Several states, such as Florida, are looking at duplicating CCRI, while conservatives in Washington are drafting legislation that would strip racial preferences from federal law.
''The debate is sweeping the country but will play out in California first,'' says Elizabeth Toledo, California coordinator for NOW.
Because they are the largest constituency affected by affirmative-action laws, women will be key to the success or failure of such efforts to reduce affirmative-action programs. And attempts are being made to mobilize women -- mainly against attempts to roll back existing laws.
Lobbyists from several women's groups have already descended en masse on the Legislature in Sacramento to try to defeat 10 such bills before they leave committee. A key Senate bill was defeated last week 5 to 4.
This weekend, coalitions of activists from NOW, the League of Women Voters, the National Women's Political Caucus, and Jesse Jackson's Rainbow Coalition will gather in California and Washington to trumpet their support of existing programs. Members are enlisting grass-roots support from schools, churches, and civic organizations.
''Most women don't have any idea of the enormity of what they could lose if affirmative action is rolled back,'' says Gloria Allred, president of the Women's Equal Rights Legal Defense and Education Fund.
Yet women aren't all of one mind on the issue. Many younger women, in particular, believe, like Ms. Feldman, that preferences should be based on merit instead of gender or race.

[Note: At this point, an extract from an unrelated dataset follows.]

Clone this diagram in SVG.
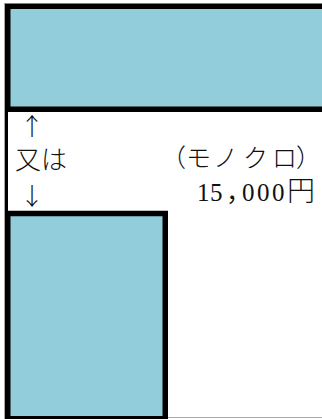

Some women, too, have seen the effects of ''reverse discrimination'' on men in their lives -- a husband, son, or relative passed over in favor of a woman or minority.
''Women are ambivalent about affirmative action because the details are complex and consequences are unclear,'' says Sherry Jeffe, a political scientist at the Claremont Graduate School in California. ''Men, women, and minorities are all affected with innumerable permutations as to how, and who, and why.''
TWO national polls released last week -- one by the Los Angeles Times and the other by the Washington Post -- give the appearance that women oppose affirmative action by wide margins.
But Los Angeles Times pollster John Brennan says, ''There isn't one question with one wording that will tell you what any group thinks [about this issue].'' He says respondents are far more conflicted than activists on either side of the issue would admit.
''If you ask women if they are in favor of 'affirmative action' they are much more inclined to say yes. If you ask 'do you favor quotas,' 'set-asides,' 'preferences,' or 'goals,' they say 'no way,''' Mr. Brennan says. ''You are sort of left in limbo over who is going to win this battle of semantics.''
But for affirmative action, the semantic question is paramount -- even more so than with most issues, several observers say. Nowhere in the wording of the CCRI initiative is the description ''affirmative action'' used.
The measure ''would prohibit the state or any of its political subdivisions from using race, sex, color, ethnicity, or national origin as a criterion for either discriminating against or granting preferential treatment to any individual or group....''
To drum up opposition, women's groups here are calling on members to publicly tell their stories of success in the workplace because of traditional affirmative-action laws -- yet also to emphasize how far they still have to go. They also don't want the issue framed as just a question of race.
''Those who want to do away with affirmative action know they can gain acceptance with more voters if they make it solely a race issue,'' says Annette Hall, president of the Los Angeles chapter of the League of Women Voters.
Still, those like Ms. Llewellyn who are pushing to continue racial and gender preferences know they have a tough battle in convincing younger women.
''We need to show the daughters of the world how far we've come because of the windows that were opened to us,'' says Llewellyn, who contends that, without affirmative-action laws, her company would never have established itself in the construction industry.
* The first two articles in this series ran on March 31 and April 4.